The connections and lines between them started looking like the maps you see at underground stations - various lines to be traced back to various destinations, with some stations being hubs in the network. It would get so complicated, people started making actual maps. Some even considered them for their CV, as a snapshot of their work.

But there was an unexpected benefit - deduplication. There was no time to waste, and duplicated words or resources were the worst.

A theory needed to be published once, and all the subsequent hypotheses linked to that same theory. No more duplicate publishing of the same information, if nothing changed.

Replications became incentivized and cost-effective - breadcrumbs meant that replications made the original methods more heavily connected and that the methods didn't need to be restated. All with proper lines of provenance and contributorship, potentially between people who never realised they contributed to the same line of research.

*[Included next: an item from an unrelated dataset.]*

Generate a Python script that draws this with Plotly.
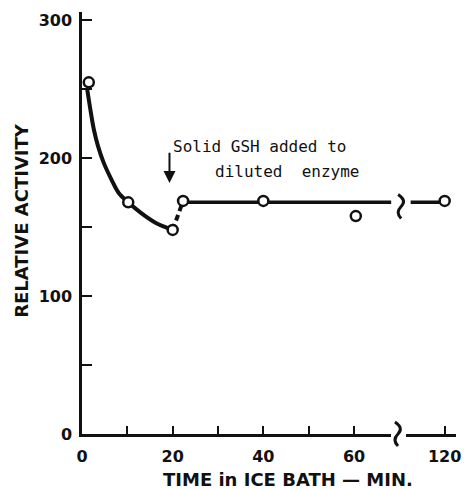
import plotly.graph_objects as go

# ---- data ----
time_min = [1.5, 10.2, 20, 22.3, 40, 60.4, 120]
activity = [255, 168, 148, 169, 169, 158, 169]

# smooth decay curve
curve_t = [1.15, 1.96, 2.6, 3.55, 4.8, 6.5, 8.1, 10.2, 13.0, 16.3, 20.0]
curve_y = [250, 233, 221, 208.6, 196.6, 184.5, 174.8, 168, 160.3, 153, 148]

# dashed jump after GSH addition
jump_t = [20.0, 22.3]
jump_y = [148, 169]

# level line after GSH addition (two pieces either side of the axis break)
level1_t = [22.3, 68.2]
level1_y = [168, 168]
level2_t = [112.5, 120]
level2_y = [168, 168]

x_tick_vals_min = [0, 20, 40, 60, 120]
x_tick_text = ["0", "20", "40", "60", "120"]
x_minor_min = [10, 30, 50]
y_tick_vals = [0, 100, 200, 300]

BREAK_MIN = 70
SHIFT = 40  # minutes removed by the axis break (120 drawn at 80)
X_RANGE = [0, 82.5]
Y_RANGE = [0, 306]


def to_axis(t):
    return t if t <= BREAK_MIN else t - SHIFT


def conv(lst):
    return [to_axis(t) for t in lst]


BLACK = "#111111"
FONT = "DejaVu Sans"

W, H = 470, 489
ml, mr, mt, mb = 82, 9, 12, 55
pw, ph = W - ml - mr, H - mt - mb


def px_x(px):
    return (px - ml) / pw


def px_y(py):
    return 1 - (py - mt) / ph


def paper_x(v):
    return (v - X_RANGE[0]) / (X_RANGE[1] - X_RANGE[0])


def paper_y(v):
    return (v - Y_RANGE[0]) / (Y_RANGE[1] - Y_RANGE[0])


fig = go.Figure()

fig.add_trace(go.Scatter(x=curve_t, y=curve_y, mode="lines",
                         line=dict(color=BLACK, width=4, shape="spline", smoothing=1.0),
                         hoverinfo="skip"))
fig.add_trace(go.Scatter(x=conv(jump_t), y=jump_y, mode="lines",
                         line=dict(color=BLACK, width=4, dash="6px,4px"),
                         hoverinfo="skip"))
fig.add_trace(go.Scatter(x=conv(level1_t), y=level1_y, mode="lines",
                         line=dict(color=BLACK, width=3.5), hoverinfo="skip"))
fig.add_trace(go.Scatter(x=conv(level2_t), y=level2_y, mode="lines",
                         line=dict(color=BLACK, width=3.5), hoverinfo="skip"))
fig.add_trace(go.Scatter(x=conv(time_min), y=activity, mode="markers",
                         marker=dict(symbol="circle", size=10, color="white",
                                     line=dict(color=BLACK, width=2.5))))

# axis break: white gap + squiggle on the x axis, squiggle on the data line
squiggle = "M -3,12 Q 6,6 0,0 Q -6,-6 0,-12"
bx = paper_x(BREAK_MIN - 0.3)
fig.add_shape(type="rect", xref="paper", yref="paper", xsizemode="pixel", ysizemode="pixel",
              xanchor=bx, yanchor=0, x0=-7, x1=8, y0=-6, y1=6,
              fillcolor="white", line=dict(width=0), layer="above")
fig.add_shape(type="path", xref="paper", yref="paper", xsizemode="pixel", ysizemode="pixel",
              xanchor=bx, yanchor=0, path=squiggle,
              line=dict(color=BLACK, width=3), layer="above")
fig.add_shape(type="path", xref="paper", yref="paper", xsizemode="pixel", ysizemode="pixel",
              xanchor=paper_x(BREAK_MIN + 0.4), yanchor=paper_y(165), path=squiggle,
              line=dict(color=BLACK, width=3), layer="above")

# arrow and note
fig.add_annotation(x=19.3, y=182, ax=19.3, ay=205, xref="x", yref="y",
                   axref="x", ayref="y", text="", showarrow=True,
                   arrowhead=2, arrowsize=1.2, arrowwidth=2, arrowcolor=BLACK)
fig.add_annotation(x=19.6, y=208.5, xref="x", yref="y", text="Solid GSH added to",
                   xanchor="left", showarrow=False,
                   font=dict(family="DejaVu Sans Mono", size=16, color=BLACK))
fig.add_annotation(x=29.0, y=190, xref="x", yref="y", text="diluted  enzyme",
                   xanchor="left", showarrow=False,
                   font=dict(family="DejaVu Sans Mono", size=16, color=BLACK))

# axis titles
fig.add_annotation(x=px_x(291), y=px_y(480), xref="paper", yref="paper",
                   xanchor="center", yanchor="middle", text="TIME in ICE BATH — MIN.",
                   showarrow=False, font=dict(family=FONT, size=18, color=BLACK, weight="bold"))
fig.add_annotation(x=px_x(20), y=px_y(220), xref="paper", yref="paper",
                   xanchor="center", yanchor="middle", text="RELATIVE ACTIVITY",
                   textangle=-90, showarrow=False,
                   font=dict(family=FONT, size=18, color=BLACK, weight="bold"))

fig.update_layout(
    width=W, height=H, margin=dict(l=ml, r=mr, t=mt, b=mb),
    paper_bgcolor="white", plot_bgcolor="white", showlegend=False,
    xaxis=dict(range=X_RANGE, showgrid=False, zeroline=False, showline=True,
               linecolor=BLACK, linewidth=2.5, ticks="inside", ticklen=8, tickwidth=2,
               tickcolor=BLACK, tickvals=conv(x_tick_vals_min), ticktext=x_tick_text,
               ticklabelstandoff=6,
               tickfont=dict(family=FONT, size=16, color=BLACK, weight="bold"),
               minor=dict(tickvals=x_minor_min, ticks="inside", ticklen=8, tickwidth=2,
                          tickcolor=BLACK, showgrid=False)),
    yaxis=dict(range=Y_RANGE, showgrid=False, zeroline=False, showline=True,
               linecolor=BLACK, linewidth=2.5, ticks="inside", ticklen=10, tickwidth=2,
               tickcolor=BLACK, tickvals=y_tick_vals, ticklabelstandoff=4,
               tickfont=dict(family=FONT, size=16, color=BLACK, weight="bold"),
               minor=dict(dtick=50, tick0=0, ticks="inside", ticklen=10, tickwidth=2,
                          tickcolor=BLACK, showgrid=False)),
)

fig.write_html("out.html")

In the summer of 2036, when the trees burned across the world, the module servers had their pandemic moment. They became well known, although not household knowledge, when the fires got out of control in so many places, that air quality became a daily factor for moving around, doing menial things like groceries.

Citizen scientists used their phones to create the largest air quality dataset ever constructed. A simple attachment for the phone, 3D printed based on previously validated designs published as a module just a few weeks ago, measured air quality every minute and published each data point. Thousands of people around the world participated in this citizen sensing, going outdoors like the peak days of Pokemon Go.

Automated data analysis pipelines helped pinpoint areas where it would be unsafe to go out in a few hours - a meteorological service of air quality, all based on research done just a few minutes before.

People built on these and many other research modules, with whatever value people saw, because there's a world to win, and no time to waste.